Oh I see; I didn’t follow the link to the OTC version. I went and did a google search and found my way to EndeavorRx, which is in fact priced at $99 for a 30-day prescription.

So the OTC version is as little as $10.83 but as soon as you get insurance companies involved, the price increases almost ten times over, plus whatever it costs to see a doctor and get the scrip

2 Likes

Yeah that’s insane, especially considering that the Rx version is EXACTLY THE SAME, except with the data/progress tracking moved into a separate app (so your doctor/parent can see how you’re doing).

I do have other concerns about the company that I wasn’t able to fit into the article, mainly because they’re all the same as any of my general complaints about any pharma company.

2 Likes

Or… $10 to download any number of endless runner games already available on the iPad, maybe another $10 for a similar village building game.

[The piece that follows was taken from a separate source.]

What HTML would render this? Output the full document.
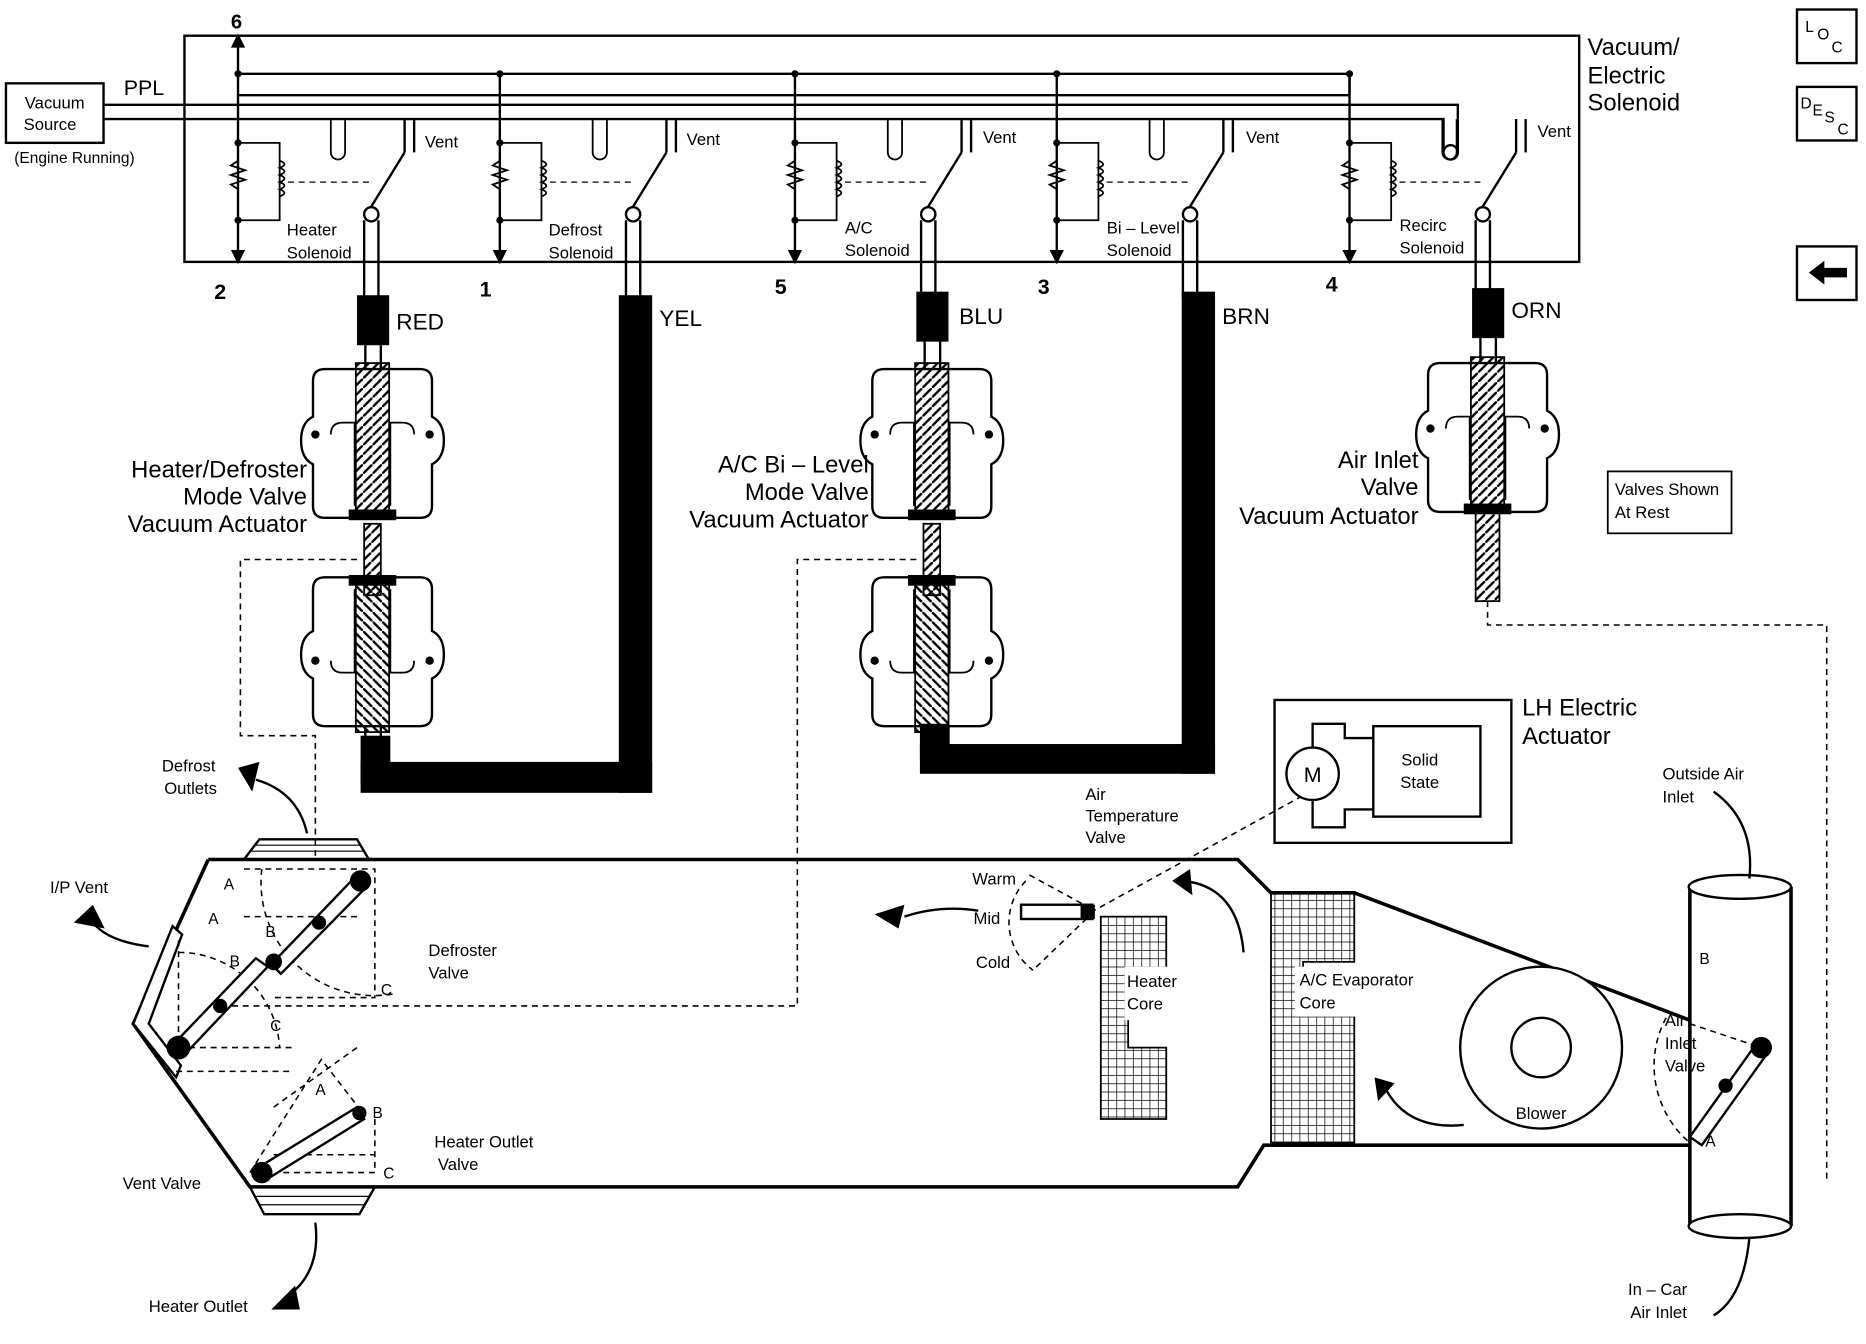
<!DOCTYPE html>
<html><head><meta charset="utf-8"><style>
html,body{margin:0;padding:0;background:#fff}
svg{display:block}
text{font-family:"Liberation Sans",sans-serif;fill:#000}
</style></head><body>
<svg width="1866" height="1344" viewBox="0 0 1568 1129" preserveAspectRatio="none" xmlns="http://www.w3.org/2000/svg">
<defs>
<pattern id="hatch" width="8" height="8" patternUnits="userSpaceOnUse"><path d="M0 8 L8 0" stroke="#000" stroke-width="2"/></pattern>
<pattern id="grid" width="7" height="7" patternUnits="userSpaceOnUse"><path d="M0 0H7M0 0V7" stroke="#000" stroke-width="1.2"/></pattern>
<g id="sol">
<line x1="0" y1="62" x2="0" y2="215" stroke="#000" stroke-width="2"/>
<path d="M-6 210 L0 222 L6 210Z" fill="#000"/>
<circle cx="0" cy="62" r="3" fill="#000"/>
<path d="M0 120 H35 V185 H0" fill="none" stroke="#000" stroke-width="1.5"/>
<path d="M0 135 l-6 4 l12 4 l-12 4 l12 4 l-12 4 l6 4" fill="none" stroke="#000" stroke-width="1.5"/>
<path d="M35 135 q8 3 0 6 q8 3 0 6 q8 3 0 6 q8 3 0 6 q8 3 0 6" fill="none" stroke="#000" stroke-width="1.5"/>
<line x1="42" y1="153" x2="110" y2="153" stroke="#000" stroke-dasharray="5,4"/>
<circle cx="0" cy="120" r="3" fill="#000"/><circle cx="0" cy="185" r="3" fill="#000"/>
<path d="M78 100 V128 a6 6 0 0 0 12 0 V100" fill="none" stroke="#000" stroke-width="1.5"/>
<line x1="108" y1="180" x2="140" y2="128" stroke="#000" stroke-width="2"/>
<line x1="140" y1="128" x2="140" y2="100" stroke="#000" stroke-width="2"/>
<line x1="148" y1="128" x2="148" y2="100" stroke="#000" stroke-width="2"/>
<circle cx="112" cy="180" r="6" fill="#fff" stroke="#000" stroke-width="2"/>
<line x1="106" y1="185" x2="106" y2="250" stroke="#000" stroke-width="2"/>
<line x1="118" y1="185" x2="118" y2="250" stroke="#000" stroke-width="2"/>
</g>
<g id="act">
<path d="M-40 0 h80 q10 0 10 10 v30 q10 5 10 20 q0 15 -10 20 v35 q0 10 -10 10 h-80 q-10 0 -10 -10 v-35 q-10 -5 -10 -20 q0 -15 10 -20 v-30 q0 -10 10 -10Z" fill="none" stroke="#000" stroke-width="2"/>
<path d="M-35 55 q0 -10 10 -10 h10 v70 M35 55 q0 -10 -10 -10 h-10 v70" fill="none" stroke="#000" stroke-width="1.5"/>
<circle cx="-48" cy="55" r="3.5" fill="#000"/><circle cx="48" cy="55" r="3.5" fill="#000"/>
<rect x="-14" y="-5" width="28" height="127" fill="url(#hatch)" stroke="#000" stroke-width="1.5"/>
<rect x="-20" y="118" width="40" height="9" fill="#000"/>
</g>
</defs>

<rect x="155" y="30" width="1172" height="190" fill="none" stroke="#000" stroke-width="2"/>
<line x1="200" y1="62" x2="1134" y2="62" stroke="#000" stroke-width="2"/>
<line x1="200" y1="80" x2="1134" y2="80" stroke="#000" stroke-width="2"/>
<line x1="200" y1="30" x2="200" y2="62" stroke="#000" stroke-width="2"/><path d="M194 40 L200 28 L206 40Z" fill="#000"/>
<line x1="1134" y1="62" x2="1134" y2="80" stroke="#000" stroke-width="2"/>
<path d="M87 88 H1225 V128 M87 100 H1213 V128" fill="none" stroke="#000" stroke-width="2"/>
<circle cx="1219" cy="128" r="6" fill="#fff" stroke="#000" stroke-width="2"/>
<rect x="5" y="70" width="82" height="50" fill="#fff" stroke="#000" stroke-width="2"/>
<text x="46" y="91" font-size="14" text-anchor="middle">Vacuum</text>
<text x="42" y="109" font-size="14" text-anchor="middle">Source</text>
<text x="12" y="137" font-size="13">(Engine Running)</text>
<text x="104" y="80" font-size="18">PPL</text>
<text x="194" y="24" font-size="17" font-weight="bold">6</text>

<use href="#sol" x="200" y="0"/>
<use href="#sol" x="420" y="0"/>
<use href="#sol" x="668" y="0"/>
<use href="#sol" x="888" y="0"/>
<use href="#sol" x="1134" y="0"/>
<g font-size="14">
<text x="357" y="124">Vent</text><text x="577" y="122">Vent</text><text x="826" y="120">Vent</text><text x="1047" y="120">Vent</text><text x="1292" y="115">Vent</text>
<text x="241" y="198">Heater</text><text x="241" y="217">Solenoid</text>
<text x="461" y="198">Defrost</text><text x="461" y="217">Solenoid</text>
<text x="710" y="196">A/C</text><text x="710" y="215">Solenoid</text>
<text x="930" y="196">Bi – Level</text><text x="930" y="215">Solenoid</text>
<text x="1176" y="194">Recirc</text><text x="1176" y="213">Solenoid</text>
</g>
<g font-size="18" font-weight="bold">
<text x="180" y="251">2</text><text x="403" y="249">1</text><text x="651" y="247">5</text><text x="872" y="247">3</text><text x="1114" y="245">4</text>
</g>
<text x="1334" y="46" font-size="20">Vacuum/</text>
<text x="1334" y="70" font-size="20">Electric</text>
<text x="1334" y="93" font-size="20">Solenoid</text>

<rect x="300" y="248" width="27" height="42" fill="#000"/><text x="333" y="277" font-size="19">RED</text>
<rect x="520" y="248" width="28" height="418" fill="#000"/><text x="554" y="274" font-size="19">YEL</text>
<rect x="770" y="245" width="27" height="42" fill="#000"/><text x="806" y="272" font-size="19">BLU</text>
<rect x="993" y="245" width="28" height="405" fill="#000"/><text x="1027" y="272" font-size="19">BRN</text>
<rect x="1237" y="242" width="27" height="42" fill="#000"/><text x="1270" y="267" font-size="19">ORN</text>
<path d="M307 290 V310 M320 290 V310 M777 287 V310 M790 287 V310 M1244 284 V305 M1257 284 V305" stroke="#000" stroke-width="2"/>
<rect x="303" y="640" width="245" height="26" fill="#000"/><rect x="303" y="618" width="25" height="40" fill="#000"/>
<rect x="773" y="625" width="248" height="25" fill="#000"/><rect x="773" y="608" width="25" height="30" fill="#000"/>

<use href="#act" x="313" y="310"/>
<g transform="translate(313,610) scale(1,-1)"><use href="#act"/></g>
<use href="#act" x="783" y="310"/>
<g transform="translate(783,610) scale(1,-1)"><use href="#act"/></g>
<use href="#act" x="1250" y="305"/>
<rect x="1240" y="430" width="20" height="75" fill="url(#hatch)" stroke="#000" stroke-width="1.5"/>
<rect x="306" y="440" width="14" height="60" fill="url(#hatch)" stroke="#000" stroke-width="1.5"/>
<rect x="776" y="440" width="14" height="60" fill="url(#hatch)" stroke="#000" stroke-width="1.5"/>
<path d="M307 610 V625 M320 610 V625 M777 610 V625 M790 610 V625" stroke="#000" stroke-width="2"/>

<g font-size="20" text-anchor="end">
<text x="258" y="401">Heater/Defroster</text><text x="258" y="424">Mode Valve</text><text x="258" y="447">Vacuum Actuator</text>
<text x="730" y="397">A/C Bi – Level</text><text x="730" y="420">Mode Valve</text><text x="730" y="443">Vacuum Actuator</text>
<text x="1192" y="393">Air Inlet</text><text x="1192" y="416">Valve</text><text x="1192" y="440">Vacuum Actuator</text>
</g>
<rect x="1351" y="396" width="104" height="52" fill="none" stroke="#000" stroke-width="1.5"/>
<text x="1357" y="416" font-size="14">Valves Shown</text><text x="1357" y="435" font-size="14">At Rest</text>

<rect x="1510" y="8" width="50" height="45" fill="none" stroke="#000" stroke-width="2"/>
<text x="1517" y="27" font-size="13">L</text><text x="1527" y="33" font-size="13">O</text><text x="1539" y="44" font-size="13">C</text>
<rect x="1510" y="73" width="50" height="45" fill="none" stroke="#000" stroke-width="2"/>
<text x="1513" y="91" font-size="13">D</text><text x="1523" y="97" font-size="13">E</text><text x="1533" y="103" font-size="13">S</text><text x="1544" y="113" font-size="13">C</text>
<rect x="1510" y="207" width="50" height="45" fill="none" stroke="#000" stroke-width="2"/>
<path d="M1520 229 L1533 219 V225 H1552 V233 H1533 V239Z" fill="#000"/>

<g fill="none" stroke="#000" stroke-dasharray="5,4" stroke-width="1.3">
<path d="M300 470 H202 V618 H265 V720"/>
<path d="M770 470 H670 V845 H180"/>
<path d="M1250 505 V525 H1535 V990"/>
<path d="M1110 660 L910 770"/>
</g>

<rect x="1071" y="588" width="199" height="120" fill="none" stroke="#000" stroke-width="2"/>
<rect x="1154" y="610" width="90" height="76" fill="none" stroke="#000" stroke-width="2"/>
<path d="M1103 630 V608 H1130 V620 H1154 M1103 672 V695 H1130 V680 H1154" fill="none" stroke="#000" stroke-width="2"/>
<circle cx="1103" cy="650" r="22" fill="#fff" stroke="#000" stroke-width="2"/>
<text x="1103" y="657" font-size="18" text-anchor="middle">M</text>
<text x="1193" y="643" font-size="14" text-anchor="middle">Solid</text><text x="1193" y="662" font-size="14" text-anchor="middle">State</text>
<text x="1279" y="601" font-size="20">LH Electric</text><text x="1279" y="625" font-size="20">Actuator</text>

<!-- duct -->
<path d="M175 722 H1040 L1068 750 H1138 L1420 857" fill="none" stroke="#000" stroke-width="3"/>
<path d="M1420 962 H1062 L1040 997 H210 L112 860 L175 722" fill="none" stroke="#000" stroke-width="3"/>
<path d="M1420 745 V1030 M1505 745 V1030" stroke="#000" stroke-width="3"/>
<ellipse cx="1462" cy="745" rx="43" ry="10" fill="#fff" stroke="#000" stroke-width="2"/>
<ellipse cx="1462" cy="1030" rx="43" ry="10" fill="#fff" stroke="#000" stroke-width="2"/>
<path d="M205 722 L218 705 H300 L310 722" fill="none" stroke="#000" stroke-width="2"/>
<path d="M210 715 H305 M213 710 H303" stroke="#000"/>
<path d="M210 997 L222 1020 H302 L315 997" fill="none" stroke="#000" stroke-width="2"/>
<path d="M214 1005 H310 M217 1012 H307" stroke="#000"/>
<path d="M145 778 L112 860 L148 905 L152 895 L125 860 L153 785Z" fill="#fff" stroke="#000" stroke-width="2"/>
<g fill="none" stroke="#000" stroke-dasharray="5,4" stroke-width="1.3">
<path d="M205 730 H315 V838 H230 M205 770 H300 M220 730 A95 95 0 0 0 330 835"/>
<path d="M150 880 H245 M150 790 V880 M148 900 H245 M150 800 A85 85 0 0 1 235 880"/>
<path d="M220 985 H315 V940 M230 970 H315 M230 930 L300 880 M210 985 L270 890 L305 935"/>
<path d="M1420 860 L1480 880 L1420 960 M1400 855 A85 85 0 0 0 1420 960"/>
<path d="M865 735 L920 765 L868 815 M862 740 A50 50 0 0 0 868 815"/>
</g>
<g stroke="#000" stroke-width="2" fill="#fff">
<path d="M228 810 L300 735 L308 745 L236 818Z"/>
<path d="M145 878 L215 805 L225 812 L155 886Z"/>
<path d="M215 982 L300 930 L306 940 L222 992Z"/>
<path d="M1420 955 L1475 878 L1485 885 L1430 962Z"/>
<rect x="858" y="760" width="60" height="12"/>
</g>
<g fill="#000">
<circle cx="303" cy="740" r="9"/><circle cx="230" cy="808" r="7"/><circle cx="268" cy="775" r="6"/>
<circle cx="150" cy="880" r="10"/><circle cx="185" cy="845" r="6"/>
<circle cx="220" cy="985" r="9"/><circle cx="302" cy="935" r="6"/>
<circle cx="1480" cy="880" r="9"/><circle cx="1450" cy="912" r="6"/>
<rect x="908" y="760" width="12" height="12"/>
</g>
<path d="M925 770 H980 V845 H948 V880 H980 V940 H925Z" fill="url(#grid)" stroke="#000" stroke-width="1.5"/>
<rect x="945" y="812" width="48" height="45" fill="#fff"/>
<path d="M1068 750 H1138 V808 H1095 V850 H1138 V960 H1068Z" fill="url(#grid)" stroke="#000" stroke-width="1.5"/>
<rect x="1088" y="812" width="112" height="42" fill="#fff"/>
<circle cx="1295" cy="880" r="68" fill="#fff" stroke="#000" stroke-width="2"/>
<circle cx="1295" cy="880" r="25" fill="none" stroke="#000" stroke-width="2"/>
<text x="1295" y="940" font-size="14" text-anchor="middle">Blower</text>
<g fill="none" stroke="#000" stroke-width="2">
<path d="M258 700 Q250 665 215 655"/><path d="M125 795 Q85 790 75 770"/><path d="M265 1027 Q270 1070 240 1090"/>
<path d="M1045 800 Q1040 745 995 740"/><path d="M1230 945 Q1180 950 1162 910"/><path d="M822 765 Q790 760 760 770"/>
<path d="M1440 665 Q1475 690 1470 738"/><path d="M1440 1105 Q1465 1090 1470 1040"/>
</g>
<g fill="#000">
<path d="M200 645 L218 640 L212 665Z"/><path d="M62 775 L78 760 L88 780Z"/><path d="M228 1100 L248 1080 L252 1100Z"/>
<path d="M985 740 L1000 730 L1002 752Z"/><path d="M1155 905 L1172 910 L1158 925Z"/><path d="M735 768 L760 760 L755 780Z"/>
</g>
<g font-size="14">
<text x="136" y="648">Defrost</text><text x="138" y="667">Outlets</text>
<text x="42" y="750">I/P Vent</text>
<text x="360" y="803">Defroster</text><text x="360" y="822">Valve</text>
<text x="103" y="999">Vent Valve</text>
<text x="365" y="964">Heater Outlet</text><text x="368" y="983">Valve</text>
<text x="125" y="1102">Heater Outlet</text>
<text x="912" y="672">Air</text><text x="912" y="690">Temperature</text><text x="912" y="708">Valve</text>
<text x="817" y="743">Warm</text><text x="818" y="776">Mid</text><text x="820" y="813">Cold</text>
<text x="947" y="829">Heater</text><text x="947" y="848">Core</text>
<text x="1092" y="828">A/C Evaporator</text><text x="1092" y="847">Core</text>
<text x="1397" y="655">Outside Air</text><text x="1397" y="674">Inlet</text>
<text x="1399" y="862">Air</text><text x="1399" y="881">Inlet</text><text x="1399" y="900">Valve</text>
<text x="1368" y="1088">In – Car</text><text x="1370" y="1107">Air Inlet</text>
</g>
<g font-size="13">
<text x="188" y="747">A</text><text x="175" y="776">A</text><text x="223" y="787">B</text><text x="193" y="812">B</text>
<text x="320" y="836">C</text><text x="227" y="866">C</text><text x="265" y="920">A</text><text x="313" y="939">B</text><text x="322" y="990">C</text>
<text x="1428" y="810">B</text><text x="1433" y="963">A</text>
</g>
</svg>
</body></html>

I’d be interested in the theory behind how this game is supposed to help with ADD/ADHD, as opposed to any number of similar looking games (based on the trailer). :thinking:

3 Likes

I go into a bit more detail in the article about both the company’s explanation for how it helps with ADHD, and what some outside psychology/psychiatry/neuroscience professionals have to say about that. The company used to have a staff clinician with a PhD and a focus in ADHD who I interviewed about the technology…although he has since been laid off, after the company was purchased by a larger tech pharma company, which is definitely not concerning at all :upside_down_face:

6 Likes

They may just be the first company to try this.

1 Like

I read your article, which I thought was interesting. But their explanation of the benefit of the game appeared to me to be more along the lines of alternative way of calculating the score and reporting info back to your HCP. You address a lot of my questions, if not necessarily directly.

For example: my daughter had an endless runner game that had challenges to, for example, roll over all the blue squares, or collect only coins with stars which granted points, and avoid non-star coins which deducted points, while avoiding barriers that would end the run. The challenges would change on full completion of each run. Since it was crapware, she could only “die” a certain number of times, then the game wouldn’t work unless you paid with jewels you bought with real money, or you let a certain amount of time pass.

Apart from reporting back to her pediatrician and scoring on an attention scale instead of a point system, both games appear to function the same.

While I don’t doubt that games can be beneficial in a treatment plan for ADHD, my question is more about what makes this game especially suited to that task, as opposed to a similar, non-FDA approved game. Perhaps the innovation lays in the ability to share collected data with a clinician, which can’t be done with other endless runners.

Oh, geez! That’s too bad, both for the staff clinician, and well as future innovations, as it appears to be a novel approach to treatment.

3 Likes

I haven’t been able to read Thom’s article yet, but my initial take on the issue of “what makes this game different or better than others” is that it doesn’t necessarily matter or even need to be better, for the intents of FDA approval. The difference btwn this and other games is that this game went through the approval process, and can now be prescribed. That’s a big deal in our healthcare landscape.
For example, a few years ago there was a pilot in one state to get home energy audits and certain follow-up recommendations qualified for health insurance. The audits include a lot about indoor air quality, and the beneficial impacts of good air quality on health are well-researched. If they could be prescribed by a doctor, they could be covered by insurance. For many families with sick kids, they couldn’t afford it otherwise.
Auditors had to hold a certification, though. So one professional might be able to provide an identical audit to another, but if one of them is certified and the other is not, insurance would only cover the audit done by the certified person. The only difference between them is that one jumped through the hoops to provide the public with some confidence that their work would be comprehensive and meet quality standards.

3 Likes

This topic was automatically closed after 5 days. New replies are no longer allowed.